His kindergarten was clearly different than ours :D
what's the rhetorical objective in using this rhetorical device? if there isn't one then it's not a rhetorical device. to me it just sounds a little cutesy.
Aaronson's academic journey was... fairly nonstandard. The circumstances under which he learnt about this are likely to be correspondingly nonstandard. "We all learned about Gödel in our Undergrad/Highschool/Grad School/whatever else" will easily come across as either condescending or arrogant. Kindergarten strikes me as an amusingly flippant way of saying something closer to "at some point in our academic journeys".
> S(E) = “This sentence has no convincing heuristic explanation accepted by E.”
We can formalise in F what a proof is, but what is a "heuristic explanation"? So this doesn't really make much sense.

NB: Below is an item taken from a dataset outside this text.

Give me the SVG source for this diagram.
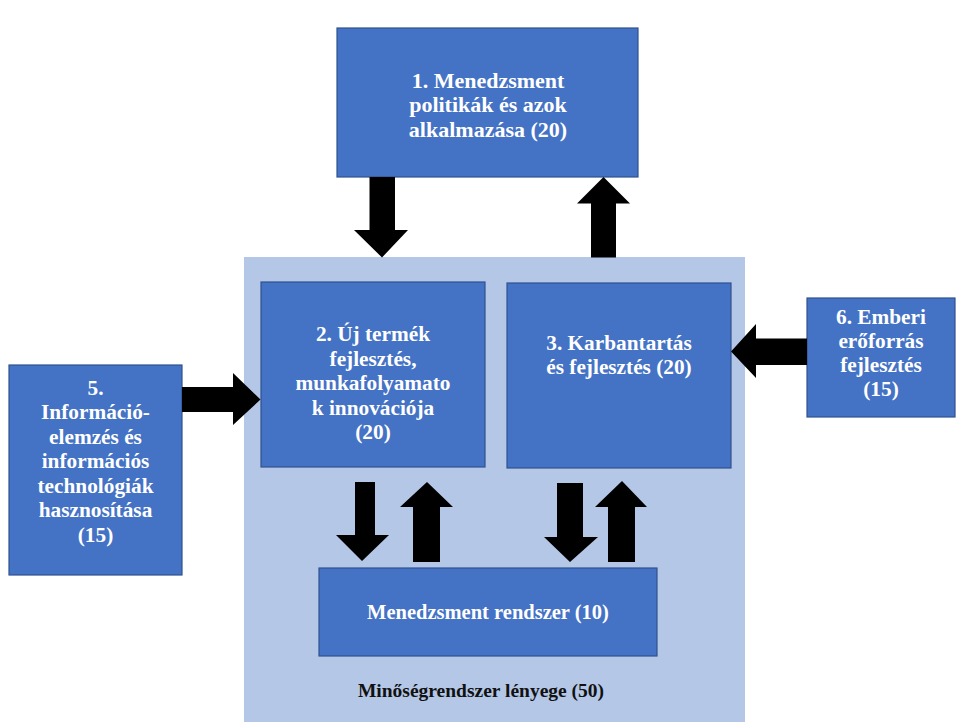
<svg xmlns="http://www.w3.org/2000/svg" width="961" height="722" viewBox="0 0 961 722">
  <style>
    .frame { fill: #B4C7E7; }
    .box { fill: #4472C4; stroke: #2F528F; stroke-width: 1.2; }
    .lbl { font-family: 'Liberation Serif', Tinos, 'Times New Roman', serif; font-weight: bold; font-size: 21.3px; fill: #FFFFFF; text-anchor: middle; }
    .big { font-size: 22px; }
    .small { font-size: 20.5px; }
    .cap { font-family: 'Liberation Serif', Tinos, 'Times New Roman', serif; font-weight: bold; font-size: 19.5px; fill: #111111; text-anchor: middle; }
    .arrow { fill: #000000; }
  </style>
  <rect width="961" height="722" fill="#FFFFFF"/>

  <!-- container: core of the quality system -->
  <g id="core">
    <rect class="frame" x="244" y="257" width="501" height="465"/>
    <text class="cap" x="481" y="697">Minőségrendszer lényege (50)</text>
  </g>

  <g id="node1">
    <rect class="box" x="337" y="28" width="301" height="149"/>
    <text class="lbl big" x="488" y="87.5">1. Menedzsment</text>
    <text class="lbl big" x="488" y="112">politikák és azok</text>
    <text class="lbl big" x="488" y="136.5">alkalmazása (20)</text>
  </g>

  <g id="node2">
    <rect class="box" x="261" y="282" width="224" height="185"/>
    <text class="lbl" x="373" y="341">2. Új termék</text>
    <text class="lbl" x="373" y="365.5">fejlesztés,</text>
    <text class="lbl" x="373" y="390">munkafolyamato</text>
    <text class="lbl" x="373" y="414.5">k innovációja</text>
    <text class="lbl" x="373" y="439">(20)</text>
  </g>

  <g id="node3">
    <rect class="box" x="507" y="283" width="224" height="185"/>
    <text class="lbl" x="619" y="350">3. Karbantartás</text>
    <text class="lbl" x="619" y="374">és fejlesztés (20)</text>
  </g>

  <g id="node4">
    <rect class="box" x="319" y="568" width="338" height="88"/>
    <text class="lbl small" x="488" y="619">Menedzsment rendszer (10)</text>
  </g>

  <g id="node5">
    <rect class="box" x="9" y="365" width="173" height="210"/>
    <text class="lbl" x="95.5" y="394.5">5.</text>
    <text class="lbl" x="95.5" y="419">Információ-</text>
    <text class="lbl" x="95.5" y="443.5">elemzés és</text>
    <text class="lbl" x="95.5" y="468">információs</text>
    <text class="lbl" x="95.5" y="492.5">technológiák</text>
    <text class="lbl" x="95.5" y="517">hasznosítása</text>
    <text class="lbl" x="95.5" y="541.5">(15)</text>
  </g>

  <g id="node6">
    <rect class="box" x="807" y="298" width="148" height="119"/>
    <text class="lbl" x="881" y="324">6. Emberi</text>
    <text class="lbl" x="881" y="348">erőforrás</text>
    <text class="lbl" x="881" y="372">fejlesztés</text>
    <text class="lbl" x="881" y="396">(15)</text>
  </g>

  <!-- block arrows between the boxes -->
  <g id="connectors">
    <!-- 1 -> core -->
    <polygon class="arrow" points="369.5,177 395,177 395,230 408,230 382,257.5 354,230 369.5,230"/>
    <!-- core -> 1 -->
    <polygon class="arrow" points="591,257.5 616,257.5 616,203.5 630,203.5 603.5,177 577,203.5 591,203.5"/>
    <!-- 5 -> 2 -->
    <polygon class="arrow" points="182,387 233,387 233,373 260.5,399.5 233,425 233,412 182,412"/>
    <!-- 6 -> 3 -->
    <polygon class="arrow" points="807,338.5 756,338.5 756,324 731,351.5 756,378 756,365 807,365"/>
    <!-- 2 -> 4 -->
    <polygon class="arrow" points="355,482 375,482 375,535 389,535 362,561 336,535 355,535"/>
    <!-- 4 -> 2 -->
    <polygon class="arrow" points="413,562 440,562 440,507 453,507 427,482 400,507 413,507"/>
    <!-- 3 -> 4 -->
    <polygon class="arrow" points="557,483 583,483 583,537 598,537 570,562 544,537 557,537"/>
    <!-- 4 -> 3 -->
    <polygon class="arrow" points="608,562 635,562 635,507 647,507 622,481 595,507 608,507"/>
  </g>
</svg>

This guy sounds like a physicist :-)
Al he's really describing is a formal system (S) exactly like an ordinary proof system (G), but the underlying semantics represent "convincing"/"unconvincing" rather than "true" / "false". Basically, a normal proof system but with some fallacies allowed.
Beyond that, Gödel wanted to arrive to an alternate set theory that had a definite answer to the continuum hypothesis, because consistency and provability are not really goals in themselves, but simply prerequisites.